Set problem:
Starting from the top of the material, restate each line exactly until the line that contains "(0,0) rectangle (986,360);", which is also copied. Pictures are excluded.

Dataset section:
====

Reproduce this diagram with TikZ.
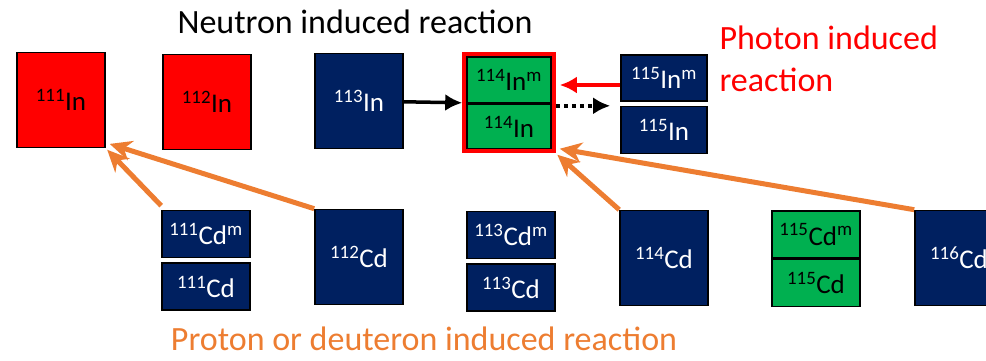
\documentclass[tikz,border=0pt]{standalone}
\usepackage{fontspec}
\setmainfont{Carlito}
\usetikzlibrary{arrows.meta,positioning,fit}
\definecolor{nuclNavy}{RGB}{0, 32, 96}
\definecolor{nuclRed}{RGB}{255, 0, 0}
\definecolor{nuclGreen}{RGB}{0, 176, 80}
\definecolor{nuclOrange}{RGB}{237, 125, 49}

\begin{document}
\begin{tikzpicture}[
  x=1pt,y=-1pt,
  nuclide/.style={
    draw=black,
    line width=1.6pt,
    minimum width=88pt,
    minimum height=95pt,
    inner sep=0pt,
    align=center,
    font=\fontsize{27}{30}\selectfont
  },
  half/.style={nuclide,minimum height=47pt},
  stable/.style={fill=nuclNavy,text=white},
  short/.style={fill=nuclRed,text=black},
  produced/.style={fill=nuclGreen,text=black},
  title/.style={font=\fontsize{34}{42}\selectfont,align=left},
  narrow/.style={-{Latex[length=17pt,width=17pt]},line width=3.5pt,black},
  parrow/.style={-{Stealth[length=22pt,width=20pt]},line width=5pt,nuclOrange,shorten >=2pt}
]
  \useasboundingbox (0,0) rectangle (986,360);

  % indium row
  \node[nuclide,short] (in111) at (61,100) {\textsuperscript{111}In};
  \node[nuclide,short] (in112) at (207,102) {\textsuperscript{112}In};
  \node[nuclide,stable] (in113) at (359,101) {\textsuperscript{113}In};
  \node[half,produced,minimum width=84pt,minimum height=46pt] (in114m) at (509,80)
    {\textsuperscript{114}In\textsuperscript{m}};
  \node[half,produced,minimum width=84pt,minimum height=44pt,below=0pt of in114m] (in114)
    {\textsuperscript{114}In};
  \node[draw=nuclRed,line width=4pt,inner sep=2pt,fit=(in114m)(in114)] (box114) {};
  \node[half,stable,minimum width=86pt,minimum height=46pt] (in115m) at (664,78)
    {\textsuperscript{115}In\textsuperscript{m}};
  \node[half,stable,minimum width=86pt,below=4pt of in115m] (in115)
    {\textsuperscript{115}In};

  % cadmium row
  \node[half,stable] (cd111m) at (206,234) {\textsuperscript{111}Cd\textsuperscript{m}};
  \node[half,stable,below=4pt of cd111m] (cd111) {\textsuperscript{111}Cd};
  \node[nuclide,stable] (cd112) at (359,257) {\textsuperscript{112}Cd};
  \node[half,stable] (cd113m) at (511,235) {\textsuperscript{113}Cd\textsuperscript{m}};
  \node[half,stable,below=4pt of cd113m] (cd113) {\textsuperscript{113}Cd};
  \node[nuclide,stable] (cd114) at (664,258) {\textsuperscript{114}Cd};
  \node[half,produced] (cd115m) at (816,234.5) {\textsuperscript{115}Cd\textsuperscript{m}};
  \node[half,produced,below=0pt of cd115m] (cd115) {\textsuperscript{115}Cd};
  \node[nuclide,stable] (cd116) at (959,258) {\textsuperscript{116}Cd};

  % labels
  \node[title] (neutron) at (355,22) {Neutron induced reaction};
  \node[title,text=nuclRed,anchor=north west] (photon) at (716,22)
    {Photon induced\\reaction};
  \node[title,text=nuclOrange] (proton) at (424,339) {Proton or deuteron induced reaction};

  % reactions
  \draw[narrow] (in113) -- (box114.west);
  \draw[narrow,dash pattern=on 4pt off 4pt,shorten >=10pt]
    ([yshift=-3pt]box114.east) -- ([yshift=-3pt]box114.east -| in115.west);
  \draw[narrow,nuclRed,line width=4pt,shorten >=4pt]
    ([yshift=-7pt]in115m.west) -- ([yshift=-7pt]in115m.west -| box114.east);
  \draw[parrow] ([shift={(0pt,4pt)}]cd111m.north west) -- (in111.south east);
  \draw[parrow] (cd112.north west) -- ([shift={(2pt,5pt)}]in111.south east);
  \draw[parrow] (cd114.north west) -- (box114.south east);
  \draw[parrow] (cd116.north west) -- ([shift={(2pt,5pt)}]box114.south east);
\end{tikzpicture}
\end{document}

====

Exercise response:
Reproduce this diagram with TikZ.
\documentclass[tikz,border=0pt]{standalone}
\usepackage{fontspec}
\setmainfont{Carlito}
\usetikzlibrary{arrows.meta,positioning,fit}
\definecolor{nuclNavy}{RGB}{0, 32, 96}
\definecolor{nuclRed}{RGB}{255, 0, 0}
\definecolor{nuclGreen}{RGB}{0, 176, 80}
\definecolor{nuclOrange}{RGB}{237, 125, 49}

\begin{document}
\begin{tikzpicture}[
  x=1pt,y=-1pt,
  nuclide/.style={
    draw=black,
    line width=1.6pt,
    minimum width=88pt,
    minimum height=95pt,
    inner sep=0pt,
    align=center,
    font=\fontsize{27}{30}\selectfont
  },
  half/.style={nuclide,minimum height=47pt},
  stable/.style={fill=nuclNavy,text=white},
  short/.style={fill=nuclRed,text=black},
  produced/.style={fill=nuclGreen,text=black},
  title/.style={font=\fontsize{34}{42}\selectfont,align=left},
  narrow/.style={-{Latex[length=17pt,width=17pt]},line width=3.5pt,black},
  parrow/.style={-{Stealth[length=22pt,width=20pt]},line width=5pt,nuclOrange,shorten >=2pt}
]
  \useasboundingbox (0,0) rectangle (986,360);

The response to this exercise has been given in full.